SAO PAULO.- Following interventions at
Galeria Nara Roesler in Rio de Janeiro in 2015, Daniel Buren brings previously unseen works to the gallery's São Paulo venue. The acclaimed French artist is presenting pieces created specifically for this exhibition. The show features nine different sets of three-dimensional wall objects, in addition to sets of 814 mirrors each.
Buren, whose Brazilian appearances also include the São Paulo Art Biennial (1983 and 1985) and a showing at Centro Municipal de Arte Hélio Oiticica (2001), abandoned painting in 1965 for a highly conceptual brand of art based on restraint in the use of elements. He began to use a striped curtain material, the components of which became the basis of his artistic syntaxalternating white and colored vertical stripes 8.7 centimeters wide. Boasting his trademark frugality of means, whose results are nonetheless rich and complex, the artist set about developing his research in multiple supports, even as he proceeded to conquer the architecture of spaces. His unique approach dislocates or highlights ceiling cornices, walls, columns, and other elements.
The evolvement of Buren's trademark into columns was another step forward, spawning iconic installations such as the black-and-white-striped columns that have populated the Palais Royal courtyard in Paris since 1986. The piece spurred debate on the implementation of contemporary artworks in historic buildings, such as the architect Ieoh Ming Pei's Louvre Pyramid, completed three years after Buren's own work.
Buren also began using mirror systems and transparencies to allow light to reflect and color to project into the environment, as in his amazing 2012 Grand Palais installation. He incorporated alternately blue and transparent glass into the skylight, projecting a chessboard-like pattern onto the floor. Additionally, numerous colored-glass discs were set atop columns, enabling audience members to pass underneath them and thus enhancing the color effects.
The street is one of his preferred spaces these days. He created the notion of in situ work in the field of fine arts, to characterize a practice intrinsically tied to the topological and cultural specificity of the places where the work is presented. His more recent offerings are ever-increasingly complex architectural instruments that are in constant dialog with the existing architecture and involve an alteration of space, a playful multiplication of materials (wood, vinyl, plastic, grids), and an explosion of color. From the beginning of the 1990s, Buren no longer applied color just to walls; he literally "installed it in space," in the form of filters and colored sheets of glass or Plexiglas.
To date, Daniel Buren has produced thousands of in situ installations all over the world. The majority of these are destroyed after being presented, and so do not exist outside the time and space for which they are conceived. However, there is also an important body of his permanent works in the collections of leading museums around the world.

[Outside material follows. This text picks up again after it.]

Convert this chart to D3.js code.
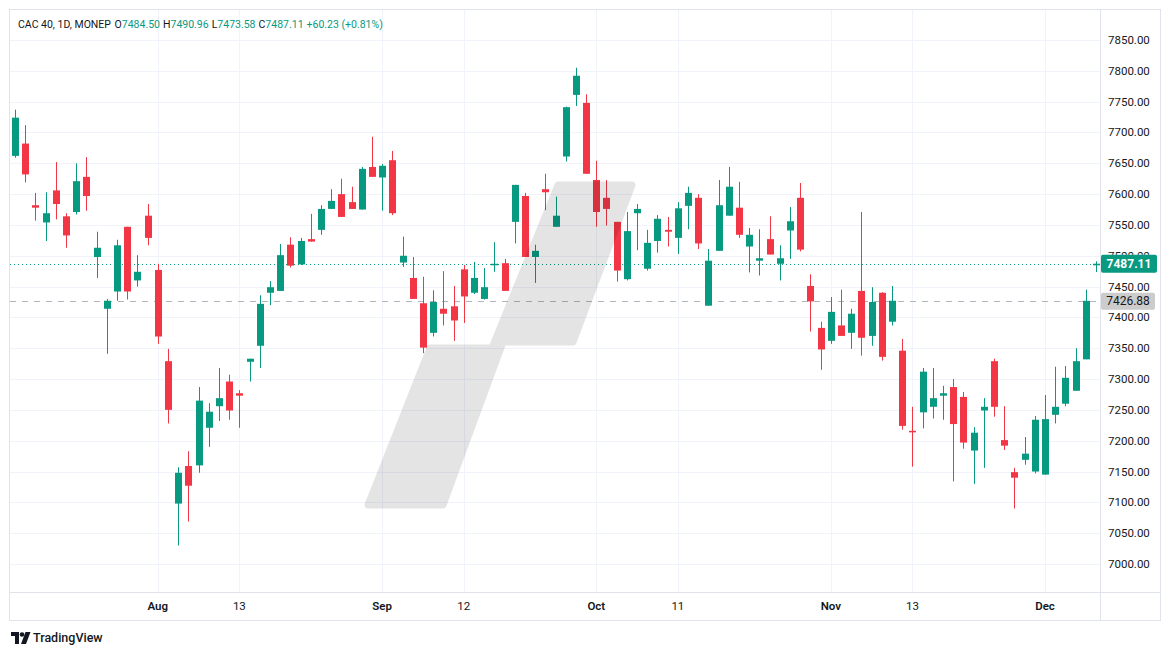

Buren's solo show at the Apollinaire in Milan (1968) and his participation in the international "Prospect" exhibitions in Düsseldorf (1968 and 1969) marked the true beginning of his rise to celebrity. In the 1970s, he began showing his work in museums, often outside of France, and in conceptual art exhibits. This period also saw him embrace widely varied supportswalls, doors, poster board, street signs, paper and canvas under glass, on stairways, trains, and ships, in the form of flags on the rooftops of Paris, the waistcoats of museum custodians, et cetera. He provided a great talking point and generated controversy in 1971 at the 5th Guggenheim International Exhibition, and in 1972 at the celebrated Documenta 5, organized by Harald Szeemann. Political changes in the 1980s allowed him to occupy public spaces in a less fleeting fashion, and he began producing permanent works. In 1986, Daniel Buren was awarded the Leone d'Oro for best pavilion at the Venice Biennale.